Inventeur du "look" ouvrier, casquette et marcel, on le voit jouer de la guitare au bottleneck en bluesman ; qu’il est laid ce John des bed-in, l’air maladif, il ne blague plus,  politisé, bavard, qui se pique de donner des performances "participatives", qui écrit à la Dylan des chansons engagées (John Sinclair), il espère un public qui "participe pleinement et ne fait pas qu’admirer Dieu sur scène". Il n’a pas compris son statut d’icône, ce statut que son meurtrier, Mark Chapman, voulut lui dérober. Saisi d’une culpabilité de parvenu, il s’est contraint à faire l’engagé, l’ami des ouvriers, lui le petit-bourgeois de Liverpool.  Dans cette interview, il dit refuser d’être "prisonnier d’une formule", d’une "image de marque" que "les gens reconnaissent". Ses lèvres se pincent tellement il est mal à l’aise, tellement il ment, lui qui réclame "la vérité" (Gimme Some Truth). Content d’être débarrassé du besoin de "figures paternelles", il ne saura pas trop comment être père, ni pour ses enfants ni pour ses fans, refusant d’être un mythe, un héros ("Je n’ai aucun intérêt à être un putain de héros mort", dit-il dans un ultime entretien trois jour avant sa mort). N’est-ce pas cela qui l’a tué

Yoko de son côté, en bourgeoise branchée, aime ces "chansons du peuple", "simples", qui "font boum-boum", "viennent du cœur" !

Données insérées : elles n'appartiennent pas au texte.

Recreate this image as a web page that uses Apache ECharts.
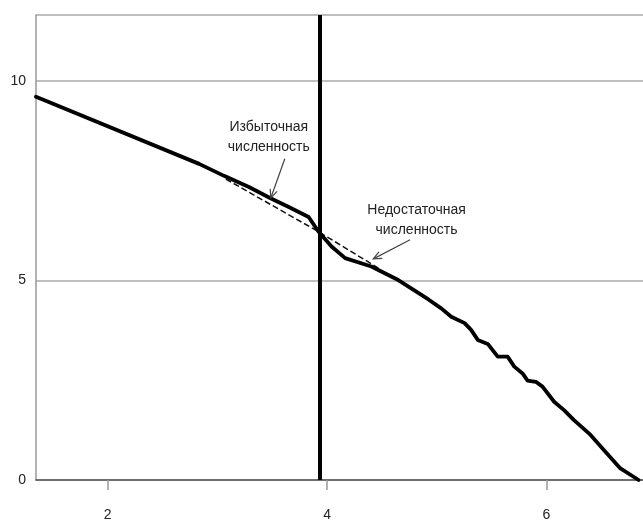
<!DOCTYPE html>
<html>
<head>
<meta charset="utf-8">
<script src="https://cdn.jsdelivr.net/npm/echarts@6/dist/echarts.min.js"></script>
<style>
html,body{margin:0;padding:0;background:#fff;}
#c{width:643px;height:522px;}
</style>
</head>
<body>
<div id="c"></div>
<script>
// Main curve (x, y)
const curveX = [1.347, 2.834, 3.061, 3.288, 3.485, 3.651, 3.832, 3.923, 4.041, 4.165, 4.404, 4.649, 4.921, 5.041, 5.132, 5.254, 5.313, 5.374, 5.465, 5.556, 5.646, 5.707, 5.782, 5.828, 5.903, 5.964, 6.070, 6.160, 6.251, 6.402, 6.523, 6.674, 6.840];
const curveY = [9.60, 7.92, 7.62, 7.34, 7.06, 6.84, 6.59, 6.22, 5.85, 5.56, 5.35, 5.01, 4.53, 4.30, 4.09, 3.93, 3.76, 3.51, 3.41, 3.09, 3.09, 2.84, 2.67, 2.49, 2.46, 2.34, 1.96, 1.75, 1.50, 1.13, 0.75, 0.29, 0.00];
// Dashed reference chord
const chordX = [3.077, 3.923, 4.467];
const chordY = [7.54, 6.22, 5.31];
// Vertical threshold line
const thresholdX = 3.93;
// Tick labels
const xTicks = [2, 4, 6];
const yTicks = [0, 5, 10];
// Annotations: text and arrows (data coordinates)
const noteTexts = ['Избыточная\nчисленность', 'Недостаточная\nчисленность'];
const noteX = [3.469, 4.816];
const noteY = [8.58, 6.50];
const arrowFromX = [3.615, 4.757];
const arrowFromY = [8.05, 6.02];
const arrowToX = [3.488, 4.422];
const arrowToY = [7.07, 5.54];

const curve = curveX.map((x, i) => [x, curveY[i]]);
const chord = chordX.map((x, i) => [x, chordY[i]]);
const notes = noteX.map((x, i) => [x, noteY[i], noteTexts[i]]);
const arrows = arrowFromX.map((x, i) => [x, arrowFromY[i], arrowToX[i], arrowToY[i]]);

const chart = echarts.init(document.getElementById('c'), null, {renderer: 'canvas'});
chart.setOption({
  animation: false,
  backgroundColor: '#fff',
  grid: {left: 36, right: -3, top: 15, bottom: 42, containLabel: false},
  xAxis: {
    type: 'value', min: 1.347, max: 6.88,
    axisLine: {show: true, onZero: false, lineStyle: {color: '#555', width: 1.5}},
    axisTick: {show: true, customValues: xTicks, length: 10, lineStyle: {color: '#999', width: 1.5}},
    axisLabel: {customValues: xTicks, margin: 28, fontSize: 14, color: '#222', fontFamily: 'Liberation Sans, Arial, sans-serif'},
    splitLine: {show: false}
  },
  yAxis: {
    type: 'value', min: 0, max: 11.65, interval: 5,
    axisLine: {show: true, lineStyle: {color: '#999', width: 1.5}},
    axisTick: {show: false},
    axisLabel: {showMaxLabel: false, margin: 10, fontSize: 14, color: '#222', fontFamily: 'Liberation Sans, Arial, sans-serif',
      formatter: v => (yTicks.indexOf(v) >= 0 ? String(v) : '')},
    splitLine: {show: true, lineStyle: {color: '#aaa', width: 1.5}}
  },
  series: [
    {
      type: 'line', data: chord, symbol: 'none', z: 3,
      lineStyle: {color: '#111', width: 1.5, type: [6, 3]}
    },
    {
      type: 'line', data: curve, symbol: 'none', z: 4,
      lineStyle: {color: '#000', width: 3.8, join: 'round', cap: 'round'},
      markLine: {
        silent: true, symbol: ['none', 'none'], label: {show: false},
        lineStyle: {color: '#000', width: 4, type: 'solid'},
        data: [{xAxis: thresholdX}]
      }
    },
    {
      type: 'custom', data: arrows, z: 5,
      renderItem: function (params, api) {
        const a = api.coord([api.value(0), api.value(1)]);
        const b = api.coord([api.value(2), api.value(3)]);
        const ang = Math.atan2(b[1] - a[1], b[0] - a[0]);
        const L = 9, sp = 0.42;
        const h1 = [b[0] - L * Math.cos(ang - sp), b[1] - L * Math.sin(ang - sp)];
        const h2 = [b[0] - L * Math.cos(ang + sp), b[1] - L * Math.sin(ang + sp)];
        const st = {stroke: '#444', lineWidth: 1.2, fill: null};
        return {type: 'group', children: [
          {type: 'line', shape: {x1: a[0], y1: a[1], x2: b[0], y2: b[1]}, style: st},
          {type: 'polyline', shape: {points: [h1, b, h2]}, style: st}
        ]};
      }
    },
    {
      type: 'custom', data: notes, z: 6,
      renderItem: function (params, api) {
        const p = api.coord([api.value(0), api.value(1)]);
        return {type: 'text', x: p[0], y: p[1], style: {
          text: noteTexts[params.dataIndex], fill: '#222', fontSize: 14, lineHeight: 20,
          fontFamily: 'Liberation Sans, Arial, sans-serif', align: 'center', verticalAlign: 'middle'
        }};
      }
    }
  ]
});
</script>
</body>
</html>
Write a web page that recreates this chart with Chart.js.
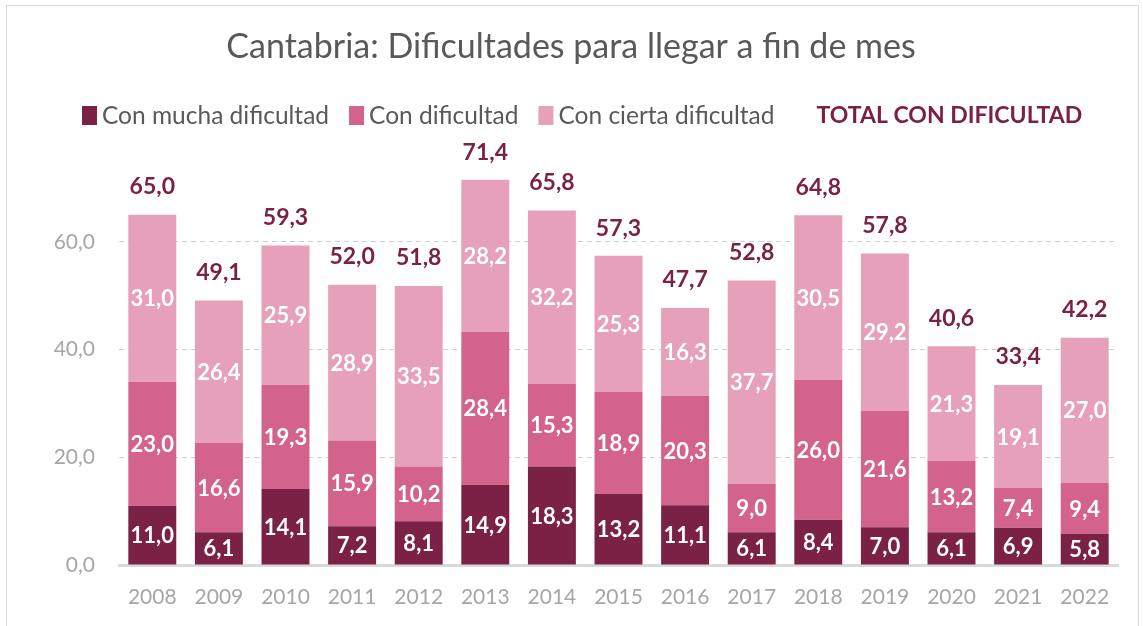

Le temps passant, le mythe aurait grandi malgré lui, condamnant Lennon au refus et au retrait, ce qui n’aurait pas manqué de le grandir encore à l’esprit des fans. Ne supportant pas d’être une idole - ce qui n’a jamais posé problème au coquet McCartney - il n’aurait pas supporté non plus, les années passant, de ne plus être la hauteur de qu’il avait été.

George, que l’on disait silencieux, était en réalité plus serein. Ses bluettes (Do yo want to know a secret) et ses plus ambitieuses odes (My Sweet Lord, While My Guitar Gently Weeps) respirent une sincérité délicate, là où John est brutal, dans le tout où rien (on se souvient de ses vagissements d’orphelin quarantenaire sur Mother) et où Paul est mièvre (comme lorsqu’il sanglote "je ne retiens plus mes larmes / Je t’aime" dans Here Today en hommage posthume à John).

Vieux, John et Paul auraient fini par se ressembler : pareillement las qu’on les interroge sur le pourquoi du comment de leurs chansons, mais répondant avec cet entrain mécanique des britanniques parlant du temps qu’il fait. Comme de vieux garçons dans le vent.